> Aim
Quote the data exactly, first line to the line containing "(laoD) at (900.4,1054.6)", with no pictures.

> Collected material
** Start **

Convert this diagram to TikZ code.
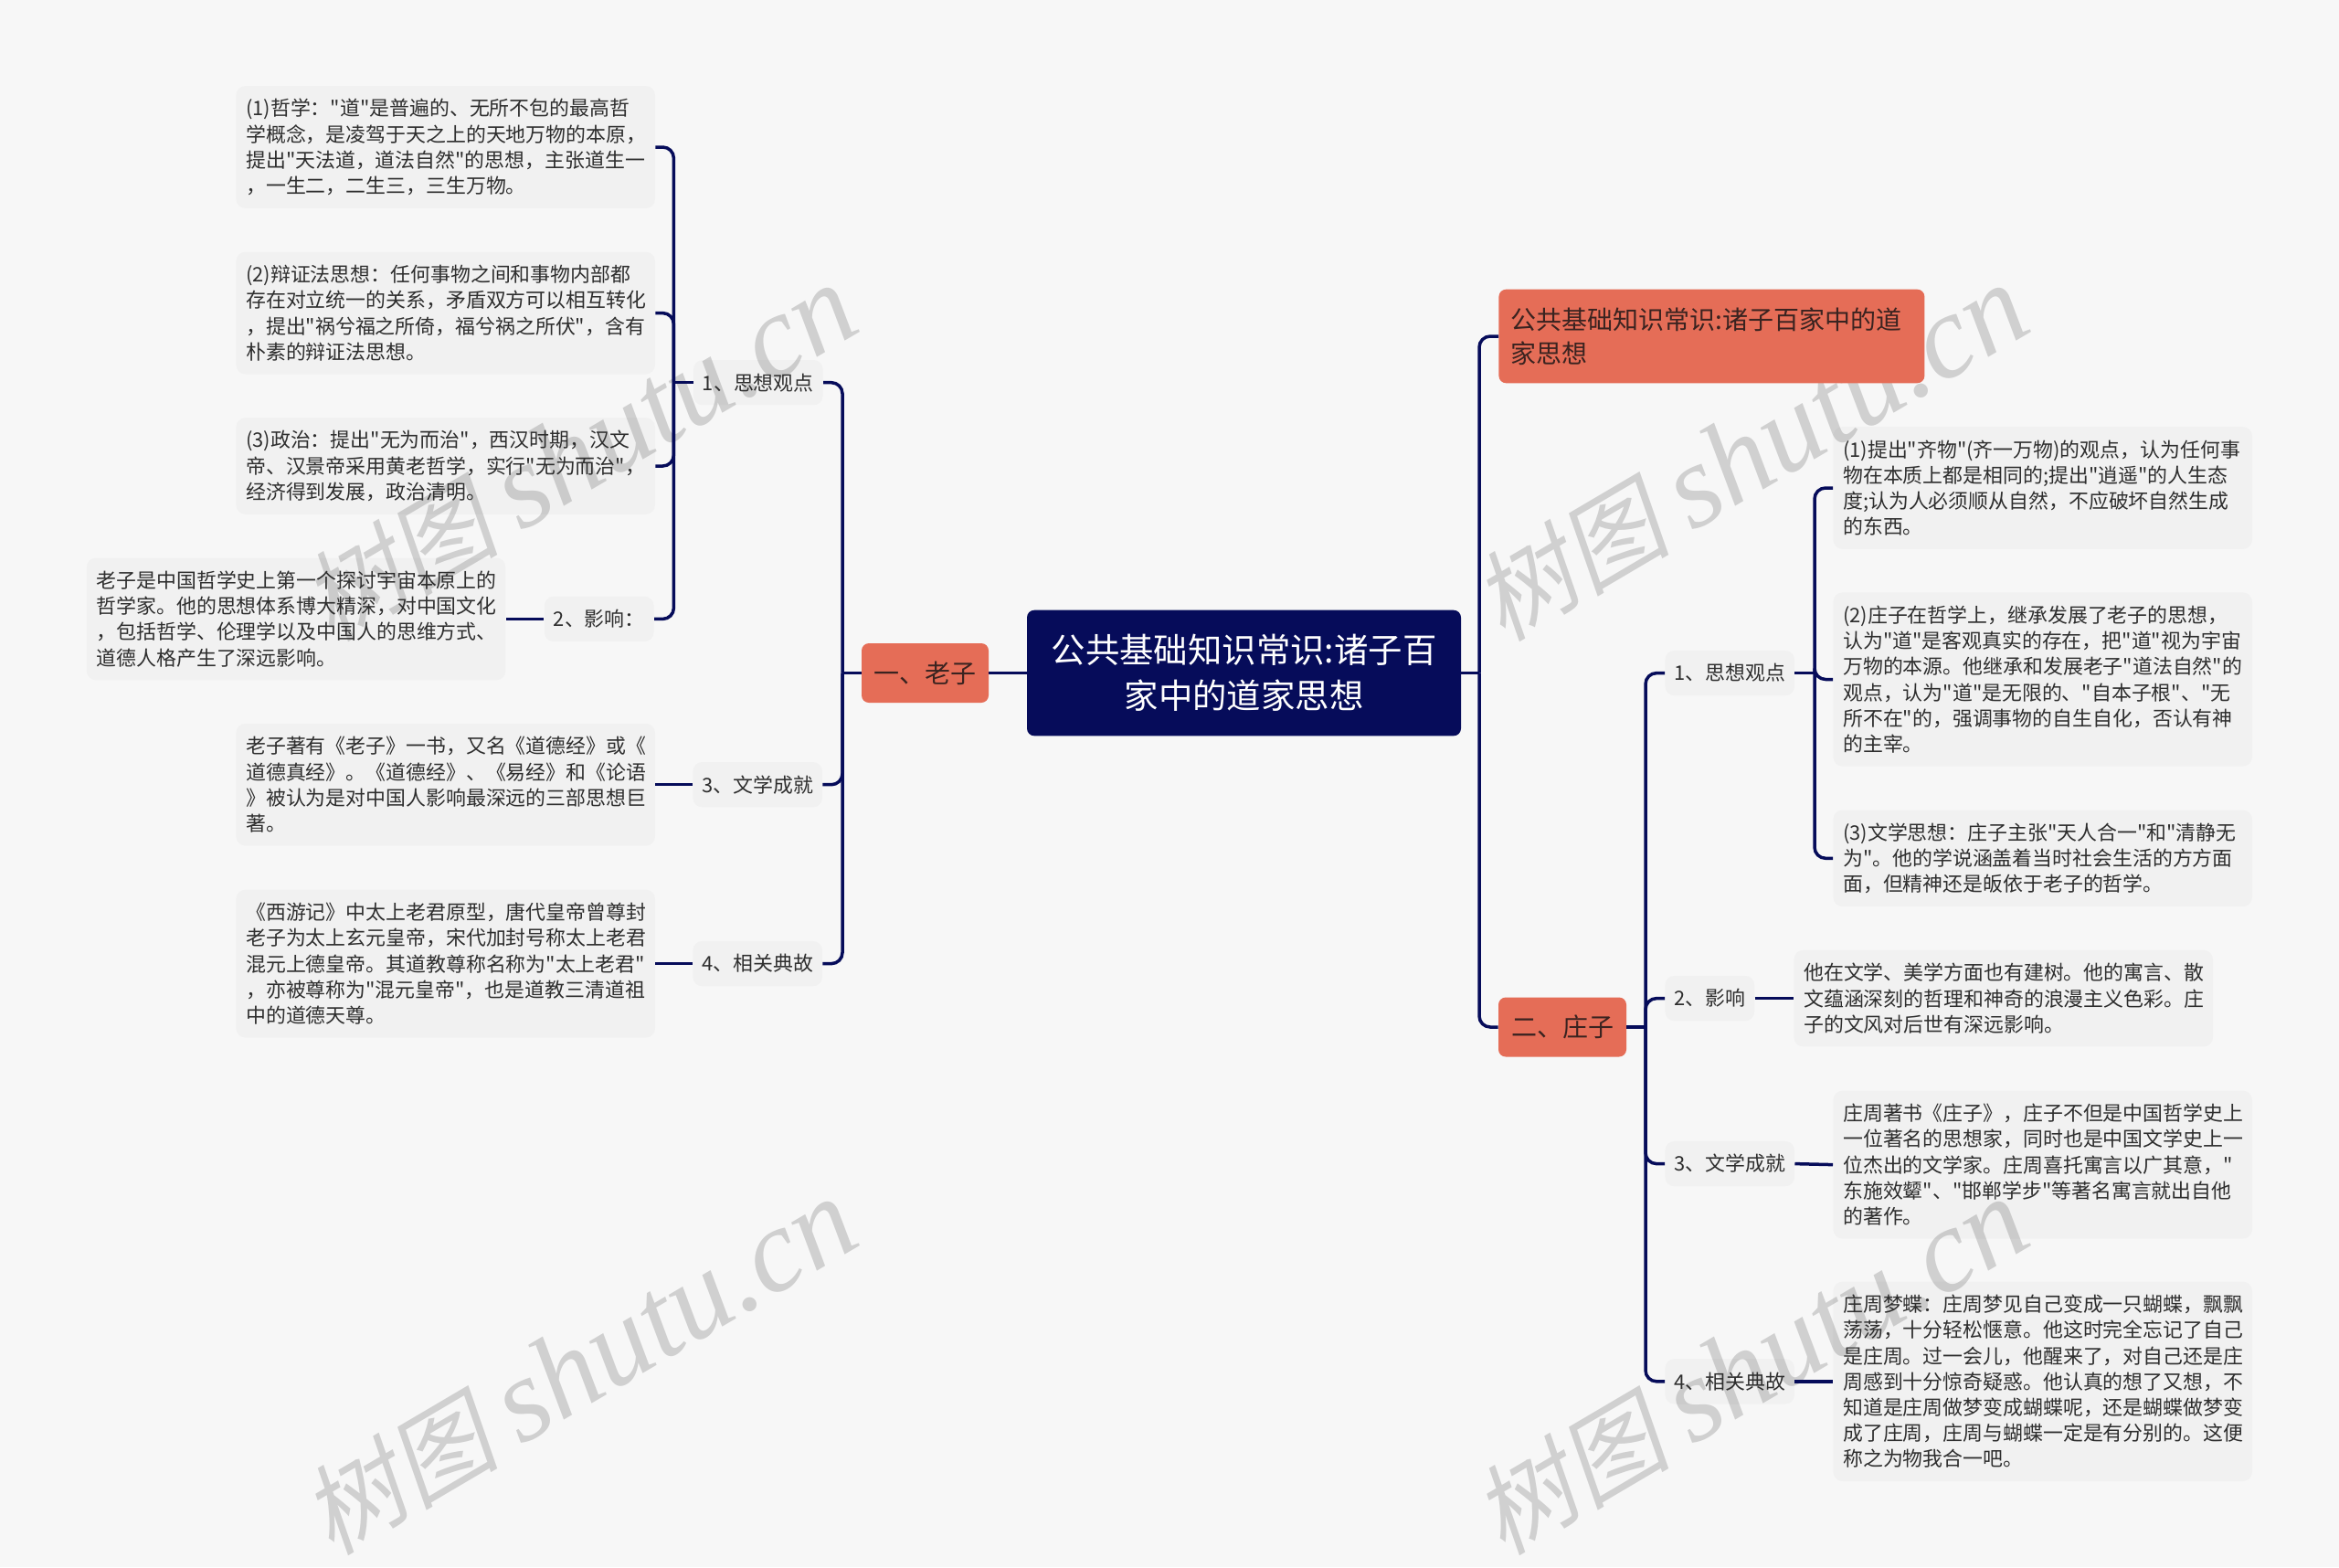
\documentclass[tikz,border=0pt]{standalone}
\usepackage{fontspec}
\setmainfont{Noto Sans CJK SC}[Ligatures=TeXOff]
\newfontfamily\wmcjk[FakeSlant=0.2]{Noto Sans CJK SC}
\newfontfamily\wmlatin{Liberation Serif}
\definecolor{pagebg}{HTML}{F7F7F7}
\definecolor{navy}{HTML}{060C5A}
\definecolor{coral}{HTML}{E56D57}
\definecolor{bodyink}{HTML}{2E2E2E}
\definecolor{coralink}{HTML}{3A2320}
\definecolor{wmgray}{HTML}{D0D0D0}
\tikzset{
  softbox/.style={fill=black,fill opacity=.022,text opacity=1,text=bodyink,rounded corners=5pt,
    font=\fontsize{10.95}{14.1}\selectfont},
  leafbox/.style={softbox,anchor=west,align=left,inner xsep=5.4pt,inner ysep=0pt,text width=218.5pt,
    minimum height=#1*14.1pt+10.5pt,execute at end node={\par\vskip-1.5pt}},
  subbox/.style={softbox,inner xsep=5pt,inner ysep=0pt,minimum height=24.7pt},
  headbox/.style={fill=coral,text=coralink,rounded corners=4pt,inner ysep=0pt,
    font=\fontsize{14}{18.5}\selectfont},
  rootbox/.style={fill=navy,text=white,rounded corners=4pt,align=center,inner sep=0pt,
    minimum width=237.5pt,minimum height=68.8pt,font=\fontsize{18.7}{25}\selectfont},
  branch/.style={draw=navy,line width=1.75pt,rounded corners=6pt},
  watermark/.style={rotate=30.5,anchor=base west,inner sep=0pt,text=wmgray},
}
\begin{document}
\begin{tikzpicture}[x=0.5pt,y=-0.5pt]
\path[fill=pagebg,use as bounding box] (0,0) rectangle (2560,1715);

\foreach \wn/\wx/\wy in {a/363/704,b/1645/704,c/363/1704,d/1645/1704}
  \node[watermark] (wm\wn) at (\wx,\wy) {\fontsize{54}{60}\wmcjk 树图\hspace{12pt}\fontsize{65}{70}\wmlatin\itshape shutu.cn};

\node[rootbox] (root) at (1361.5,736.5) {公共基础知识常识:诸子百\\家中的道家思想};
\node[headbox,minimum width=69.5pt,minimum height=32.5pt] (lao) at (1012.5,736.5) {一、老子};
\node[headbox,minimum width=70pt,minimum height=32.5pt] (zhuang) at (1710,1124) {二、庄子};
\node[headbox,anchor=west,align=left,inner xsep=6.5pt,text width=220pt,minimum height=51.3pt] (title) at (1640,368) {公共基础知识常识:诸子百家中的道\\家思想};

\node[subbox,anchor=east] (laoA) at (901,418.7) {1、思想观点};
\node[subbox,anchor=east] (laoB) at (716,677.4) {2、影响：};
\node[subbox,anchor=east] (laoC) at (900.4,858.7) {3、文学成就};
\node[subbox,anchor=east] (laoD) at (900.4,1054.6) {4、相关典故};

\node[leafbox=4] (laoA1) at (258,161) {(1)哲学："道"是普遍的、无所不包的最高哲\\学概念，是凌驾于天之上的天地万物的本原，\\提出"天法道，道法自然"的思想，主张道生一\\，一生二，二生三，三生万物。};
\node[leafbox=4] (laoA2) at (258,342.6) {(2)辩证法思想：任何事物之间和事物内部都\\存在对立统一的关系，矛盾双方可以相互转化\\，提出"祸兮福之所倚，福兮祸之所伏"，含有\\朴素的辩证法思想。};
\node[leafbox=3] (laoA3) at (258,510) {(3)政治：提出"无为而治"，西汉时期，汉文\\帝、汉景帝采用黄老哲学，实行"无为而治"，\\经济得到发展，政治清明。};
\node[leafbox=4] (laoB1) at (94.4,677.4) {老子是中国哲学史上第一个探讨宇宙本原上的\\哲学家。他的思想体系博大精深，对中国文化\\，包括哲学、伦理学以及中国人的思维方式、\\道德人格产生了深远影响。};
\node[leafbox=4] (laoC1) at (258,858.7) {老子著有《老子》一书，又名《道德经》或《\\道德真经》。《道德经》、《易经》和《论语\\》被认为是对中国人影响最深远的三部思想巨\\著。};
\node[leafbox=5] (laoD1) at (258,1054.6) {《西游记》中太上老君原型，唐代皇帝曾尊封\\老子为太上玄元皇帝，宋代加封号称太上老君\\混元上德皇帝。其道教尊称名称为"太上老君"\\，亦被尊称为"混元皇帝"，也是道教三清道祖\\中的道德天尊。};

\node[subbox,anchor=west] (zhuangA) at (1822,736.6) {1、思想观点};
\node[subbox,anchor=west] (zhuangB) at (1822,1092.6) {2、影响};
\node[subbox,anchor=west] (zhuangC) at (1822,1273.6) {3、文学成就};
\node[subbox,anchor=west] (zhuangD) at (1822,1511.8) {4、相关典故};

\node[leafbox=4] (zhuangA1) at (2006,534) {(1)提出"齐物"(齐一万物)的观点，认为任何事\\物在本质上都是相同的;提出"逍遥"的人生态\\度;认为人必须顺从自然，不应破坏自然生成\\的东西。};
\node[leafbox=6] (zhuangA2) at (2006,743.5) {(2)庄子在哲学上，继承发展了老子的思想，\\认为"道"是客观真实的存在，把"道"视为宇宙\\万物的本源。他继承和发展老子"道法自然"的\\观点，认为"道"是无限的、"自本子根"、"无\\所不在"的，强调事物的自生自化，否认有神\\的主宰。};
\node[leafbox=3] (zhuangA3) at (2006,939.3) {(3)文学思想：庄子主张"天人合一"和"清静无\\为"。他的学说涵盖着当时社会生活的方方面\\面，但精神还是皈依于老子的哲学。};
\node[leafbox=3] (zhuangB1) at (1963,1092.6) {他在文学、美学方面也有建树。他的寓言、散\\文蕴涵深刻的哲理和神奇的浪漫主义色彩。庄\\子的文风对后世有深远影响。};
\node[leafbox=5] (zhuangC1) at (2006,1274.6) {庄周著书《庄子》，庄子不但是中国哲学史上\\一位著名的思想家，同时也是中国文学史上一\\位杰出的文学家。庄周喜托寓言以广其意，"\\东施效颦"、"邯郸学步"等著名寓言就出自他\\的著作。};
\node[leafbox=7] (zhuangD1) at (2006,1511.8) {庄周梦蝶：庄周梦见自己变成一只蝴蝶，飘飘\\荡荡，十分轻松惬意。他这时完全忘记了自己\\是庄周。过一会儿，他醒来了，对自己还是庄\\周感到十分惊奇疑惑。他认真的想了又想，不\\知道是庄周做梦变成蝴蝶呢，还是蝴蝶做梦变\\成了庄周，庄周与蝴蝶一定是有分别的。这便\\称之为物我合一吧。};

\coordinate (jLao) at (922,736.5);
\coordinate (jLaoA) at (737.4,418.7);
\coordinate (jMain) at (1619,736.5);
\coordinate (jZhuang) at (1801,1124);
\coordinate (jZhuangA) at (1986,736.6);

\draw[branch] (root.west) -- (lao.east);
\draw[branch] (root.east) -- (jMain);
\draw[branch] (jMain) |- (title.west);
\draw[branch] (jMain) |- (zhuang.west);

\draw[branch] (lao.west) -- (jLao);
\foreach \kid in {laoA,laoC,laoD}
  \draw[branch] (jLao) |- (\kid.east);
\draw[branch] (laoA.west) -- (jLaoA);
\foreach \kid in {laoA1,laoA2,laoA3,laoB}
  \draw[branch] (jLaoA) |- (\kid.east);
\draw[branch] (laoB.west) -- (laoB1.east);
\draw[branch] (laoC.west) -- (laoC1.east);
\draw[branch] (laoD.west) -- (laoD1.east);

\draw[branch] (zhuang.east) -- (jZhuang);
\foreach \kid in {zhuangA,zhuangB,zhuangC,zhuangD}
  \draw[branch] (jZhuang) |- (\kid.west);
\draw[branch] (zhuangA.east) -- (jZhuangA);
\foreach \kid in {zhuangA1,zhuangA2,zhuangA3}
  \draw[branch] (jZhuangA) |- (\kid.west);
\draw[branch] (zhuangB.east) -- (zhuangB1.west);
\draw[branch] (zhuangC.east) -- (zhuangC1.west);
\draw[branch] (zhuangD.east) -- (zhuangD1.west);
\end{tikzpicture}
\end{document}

** End **

> Result of the exercise
Convert this diagram to TikZ code.
\documentclass[tikz,border=0pt]{standalone}
\usepackage{fontspec}
\setmainfont{Noto Sans CJK SC}[Ligatures=TeXOff]
\newfontfamily\wmcjk[FakeSlant=0.2]{Noto Sans CJK SC}
\newfontfamily\wmlatin{Liberation Serif}
\definecolor{pagebg}{HTML}{F7F7F7}
\definecolor{navy}{HTML}{060C5A}
\definecolor{coral}{HTML}{E56D57}
\definecolor{bodyink}{HTML}{2E2E2E}
\definecolor{coralink}{HTML}{3A2320}
\definecolor{wmgray}{HTML}{D0D0D0}
\tikzset{
  softbox/.style={fill=black,fill opacity=.022,text opacity=1,text=bodyink,rounded corners=5pt,
    font=\fontsize{10.95}{14.1}\selectfont},
  leafbox/.style={softbox,anchor=west,align=left,inner xsep=5.4pt,inner ysep=0pt,text width=218.5pt,
    minimum height=#1*14.1pt+10.5pt,execute at end node={\par\vskip-1.5pt}},
  subbox/.style={softbox,inner xsep=5pt,inner ysep=0pt,minimum height=24.7pt},
  headbox/.style={fill=coral,text=coralink,rounded corners=4pt,inner ysep=0pt,
    font=\fontsize{14}{18.5}\selectfont},
  rootbox/.style={fill=navy,text=white,rounded corners=4pt,align=center,inner sep=0pt,
    minimum width=237.5pt,minimum height=68.8pt,font=\fontsize{18.7}{25}\selectfont},
  branch/.style={draw=navy,line width=1.75pt,rounded corners=6pt},
  watermark/.style={rotate=30.5,anchor=base west,inner sep=0pt,text=wmgray},
}
\begin{document}
\begin{tikzpicture}[x=0.5pt,y=-0.5pt]
\path[fill=pagebg,use as bounding box] (0,0) rectangle (2560,1715);

\foreach \wn/\wx/\wy in {a/363/704,b/1645/704,c/363/1704,d/1645/1704}
  \node[watermark] (wm\wn) at (\wx,\wy) {\fontsize{54}{60}\wmcjk 树图\hspace{12pt}\fontsize{65}{70}\wmlatin\itshape shutu.cn};

\node[rootbox] (root) at (1361.5,736.5) {公共基础知识常识:诸子百\\家中的道家思想};
\node[headbox,minimum width=69.5pt,minimum height=32.5pt] (lao) at (1012.5,736.5) {一、老子};
\node[headbox,minimum width=70pt,minimum height=32.5pt] (zhuang) at (1710,1124) {二、庄子};
\node[headbox,anchor=west,align=left,inner xsep=6.5pt,text width=220pt,minimum height=51.3pt] (title) at (1640,368) {公共基础知识常识:诸子百家中的道\\家思想};

\node[subbox,anchor=east] (laoA) at (901,418.7) {1、思想观点};
\node[subbox,anchor=east] (laoB) at (716,677.4) {2、影响：};
\node[subbox,anchor=east] (laoC) at (900.4,858.7) {3、文学成就};
\node[subbox,anchor=east] (laoD) at (900.4,1054.6) {4、相关典故};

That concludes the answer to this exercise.